-------- Excerpted data --------

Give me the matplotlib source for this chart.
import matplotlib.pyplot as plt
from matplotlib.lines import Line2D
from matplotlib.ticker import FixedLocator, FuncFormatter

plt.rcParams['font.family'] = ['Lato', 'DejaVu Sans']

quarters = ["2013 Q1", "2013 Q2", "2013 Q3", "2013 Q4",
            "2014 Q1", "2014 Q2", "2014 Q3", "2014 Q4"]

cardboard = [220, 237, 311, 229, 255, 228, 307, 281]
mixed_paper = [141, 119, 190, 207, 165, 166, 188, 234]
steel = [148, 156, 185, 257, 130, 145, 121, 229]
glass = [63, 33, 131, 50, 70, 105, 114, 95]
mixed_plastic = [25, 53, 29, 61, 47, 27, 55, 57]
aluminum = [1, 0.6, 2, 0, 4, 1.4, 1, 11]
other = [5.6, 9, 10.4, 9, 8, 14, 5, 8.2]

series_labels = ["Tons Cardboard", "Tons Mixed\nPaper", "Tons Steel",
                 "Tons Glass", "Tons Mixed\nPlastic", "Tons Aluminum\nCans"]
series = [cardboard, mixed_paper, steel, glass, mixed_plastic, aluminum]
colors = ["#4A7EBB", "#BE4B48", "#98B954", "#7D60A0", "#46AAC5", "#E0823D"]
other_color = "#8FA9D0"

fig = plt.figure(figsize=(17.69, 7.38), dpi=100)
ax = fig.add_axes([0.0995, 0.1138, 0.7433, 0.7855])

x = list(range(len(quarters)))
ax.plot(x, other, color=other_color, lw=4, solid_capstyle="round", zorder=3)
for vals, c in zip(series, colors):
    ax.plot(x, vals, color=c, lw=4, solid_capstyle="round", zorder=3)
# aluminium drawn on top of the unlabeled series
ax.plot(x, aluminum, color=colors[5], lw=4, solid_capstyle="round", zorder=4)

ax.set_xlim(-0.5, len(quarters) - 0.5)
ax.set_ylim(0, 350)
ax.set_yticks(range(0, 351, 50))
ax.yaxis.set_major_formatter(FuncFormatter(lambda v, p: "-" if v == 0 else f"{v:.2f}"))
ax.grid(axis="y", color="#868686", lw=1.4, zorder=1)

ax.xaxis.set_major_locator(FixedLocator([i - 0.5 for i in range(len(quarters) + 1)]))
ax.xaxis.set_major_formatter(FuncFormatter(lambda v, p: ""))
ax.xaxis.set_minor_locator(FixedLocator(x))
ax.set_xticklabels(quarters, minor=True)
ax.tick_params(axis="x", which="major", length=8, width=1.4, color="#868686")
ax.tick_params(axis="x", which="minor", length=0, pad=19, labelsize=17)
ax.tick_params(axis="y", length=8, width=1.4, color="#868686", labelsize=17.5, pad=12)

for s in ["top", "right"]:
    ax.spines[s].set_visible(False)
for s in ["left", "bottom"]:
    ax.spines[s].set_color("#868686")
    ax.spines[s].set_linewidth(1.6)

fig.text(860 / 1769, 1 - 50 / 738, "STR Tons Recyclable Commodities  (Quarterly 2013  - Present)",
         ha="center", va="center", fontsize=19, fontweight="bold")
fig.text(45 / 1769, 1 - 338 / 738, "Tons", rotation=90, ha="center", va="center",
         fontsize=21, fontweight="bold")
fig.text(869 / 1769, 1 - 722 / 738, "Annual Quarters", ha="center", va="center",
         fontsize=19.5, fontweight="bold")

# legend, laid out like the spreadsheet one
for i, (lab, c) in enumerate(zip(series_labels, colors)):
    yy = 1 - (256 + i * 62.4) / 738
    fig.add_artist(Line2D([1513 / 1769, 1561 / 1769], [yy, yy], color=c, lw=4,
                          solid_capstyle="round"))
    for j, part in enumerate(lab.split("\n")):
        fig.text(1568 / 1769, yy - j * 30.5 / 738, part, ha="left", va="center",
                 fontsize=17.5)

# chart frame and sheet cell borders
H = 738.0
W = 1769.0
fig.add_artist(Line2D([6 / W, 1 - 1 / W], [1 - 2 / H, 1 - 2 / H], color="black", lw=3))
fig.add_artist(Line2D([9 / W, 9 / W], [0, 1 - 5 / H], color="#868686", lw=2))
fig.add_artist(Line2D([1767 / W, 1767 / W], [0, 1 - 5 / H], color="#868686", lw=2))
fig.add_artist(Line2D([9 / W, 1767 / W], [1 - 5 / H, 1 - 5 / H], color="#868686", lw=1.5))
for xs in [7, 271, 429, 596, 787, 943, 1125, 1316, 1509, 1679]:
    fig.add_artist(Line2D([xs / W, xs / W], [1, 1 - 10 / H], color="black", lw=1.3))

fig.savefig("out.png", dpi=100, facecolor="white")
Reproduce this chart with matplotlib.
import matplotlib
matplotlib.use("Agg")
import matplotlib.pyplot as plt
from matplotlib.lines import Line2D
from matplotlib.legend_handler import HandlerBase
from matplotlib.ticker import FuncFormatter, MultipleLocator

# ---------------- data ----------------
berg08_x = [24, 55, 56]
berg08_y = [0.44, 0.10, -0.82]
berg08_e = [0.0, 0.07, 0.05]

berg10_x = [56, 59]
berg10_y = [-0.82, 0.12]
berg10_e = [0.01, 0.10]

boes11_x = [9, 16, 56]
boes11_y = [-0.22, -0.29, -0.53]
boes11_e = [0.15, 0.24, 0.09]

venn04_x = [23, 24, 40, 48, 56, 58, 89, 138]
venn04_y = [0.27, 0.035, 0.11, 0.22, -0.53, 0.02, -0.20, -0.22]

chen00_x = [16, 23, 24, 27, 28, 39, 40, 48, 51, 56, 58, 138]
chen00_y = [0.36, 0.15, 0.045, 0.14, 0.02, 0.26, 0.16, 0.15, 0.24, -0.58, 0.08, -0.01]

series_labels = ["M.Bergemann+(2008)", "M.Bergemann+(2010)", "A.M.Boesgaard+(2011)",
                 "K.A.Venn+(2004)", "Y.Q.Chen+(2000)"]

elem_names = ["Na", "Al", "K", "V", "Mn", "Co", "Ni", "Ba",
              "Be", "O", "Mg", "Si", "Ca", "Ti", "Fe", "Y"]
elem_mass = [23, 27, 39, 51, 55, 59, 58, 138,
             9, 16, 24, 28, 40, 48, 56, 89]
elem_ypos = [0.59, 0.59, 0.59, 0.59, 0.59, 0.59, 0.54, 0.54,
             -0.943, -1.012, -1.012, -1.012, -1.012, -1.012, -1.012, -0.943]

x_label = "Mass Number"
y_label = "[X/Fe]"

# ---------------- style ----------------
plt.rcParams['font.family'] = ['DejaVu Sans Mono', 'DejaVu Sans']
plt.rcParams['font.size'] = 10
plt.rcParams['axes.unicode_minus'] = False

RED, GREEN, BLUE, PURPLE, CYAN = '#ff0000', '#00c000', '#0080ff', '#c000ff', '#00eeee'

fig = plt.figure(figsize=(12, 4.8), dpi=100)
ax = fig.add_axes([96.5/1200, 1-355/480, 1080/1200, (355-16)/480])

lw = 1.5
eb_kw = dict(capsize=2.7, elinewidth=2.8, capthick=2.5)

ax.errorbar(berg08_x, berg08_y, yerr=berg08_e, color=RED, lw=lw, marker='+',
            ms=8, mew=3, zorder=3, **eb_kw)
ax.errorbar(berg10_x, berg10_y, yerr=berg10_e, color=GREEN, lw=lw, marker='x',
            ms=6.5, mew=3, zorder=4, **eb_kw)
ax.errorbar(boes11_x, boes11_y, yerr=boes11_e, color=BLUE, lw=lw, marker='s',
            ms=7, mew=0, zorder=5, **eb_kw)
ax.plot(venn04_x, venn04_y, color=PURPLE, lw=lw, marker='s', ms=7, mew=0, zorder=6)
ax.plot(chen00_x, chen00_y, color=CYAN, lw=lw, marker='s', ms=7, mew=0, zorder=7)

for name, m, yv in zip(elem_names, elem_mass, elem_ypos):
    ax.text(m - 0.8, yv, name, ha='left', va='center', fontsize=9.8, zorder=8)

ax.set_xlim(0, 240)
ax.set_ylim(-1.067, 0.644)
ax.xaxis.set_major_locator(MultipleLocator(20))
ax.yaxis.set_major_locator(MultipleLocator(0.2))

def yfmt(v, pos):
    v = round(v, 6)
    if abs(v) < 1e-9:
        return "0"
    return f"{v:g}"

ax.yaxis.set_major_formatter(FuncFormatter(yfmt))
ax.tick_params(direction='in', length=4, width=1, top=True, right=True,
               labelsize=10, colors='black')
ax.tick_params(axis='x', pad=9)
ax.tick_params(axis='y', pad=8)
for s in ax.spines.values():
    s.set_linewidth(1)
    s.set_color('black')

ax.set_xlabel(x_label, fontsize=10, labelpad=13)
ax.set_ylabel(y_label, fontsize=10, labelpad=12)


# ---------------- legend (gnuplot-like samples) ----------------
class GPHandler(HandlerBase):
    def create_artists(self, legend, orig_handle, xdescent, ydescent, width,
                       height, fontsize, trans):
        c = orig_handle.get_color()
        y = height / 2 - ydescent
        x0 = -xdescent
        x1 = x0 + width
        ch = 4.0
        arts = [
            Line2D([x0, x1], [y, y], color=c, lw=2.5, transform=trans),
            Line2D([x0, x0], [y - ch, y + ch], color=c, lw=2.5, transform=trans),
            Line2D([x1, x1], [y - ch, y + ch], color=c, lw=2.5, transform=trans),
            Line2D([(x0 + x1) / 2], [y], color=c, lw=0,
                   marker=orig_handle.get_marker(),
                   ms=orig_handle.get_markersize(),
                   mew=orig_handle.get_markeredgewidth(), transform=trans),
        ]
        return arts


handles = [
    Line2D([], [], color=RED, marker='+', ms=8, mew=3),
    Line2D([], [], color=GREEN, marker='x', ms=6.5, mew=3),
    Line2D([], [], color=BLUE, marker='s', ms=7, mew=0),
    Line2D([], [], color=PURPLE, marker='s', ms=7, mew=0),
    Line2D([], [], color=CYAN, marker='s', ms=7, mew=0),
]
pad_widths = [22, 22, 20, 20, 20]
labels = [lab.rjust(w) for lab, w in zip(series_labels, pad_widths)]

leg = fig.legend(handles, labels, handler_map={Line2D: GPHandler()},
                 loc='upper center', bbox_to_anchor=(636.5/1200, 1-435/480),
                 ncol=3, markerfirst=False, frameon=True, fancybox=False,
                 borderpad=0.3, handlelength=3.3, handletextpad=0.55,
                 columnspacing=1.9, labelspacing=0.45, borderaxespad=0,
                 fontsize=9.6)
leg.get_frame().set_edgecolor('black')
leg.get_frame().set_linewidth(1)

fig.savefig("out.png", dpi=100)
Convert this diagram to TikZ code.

--------

• _What you need to do_
Transcribe precisely the lines between the one that contains "Reproduce this chart with matplotlib." and the one that contains "berg08_e = [0.0, 0.07, 0.05]", counting those two lines as part of the range.

• _Answer below_
Reproduce this chart with matplotlib.
import matplotlib
matplotlib.use("Agg")
import matplotlib.pyplot as plt
from matplotlib.lines import Line2D
from matplotlib.legend_handler import HandlerBase
from matplotlib.ticker import FuncFormatter, MultipleLocator

# ---------------- data ----------------
berg08_x = [24, 55, 56]
berg08_y = [0.44, 0.10, -0.82]
berg08_e = [0.0, 0.07, 0.05]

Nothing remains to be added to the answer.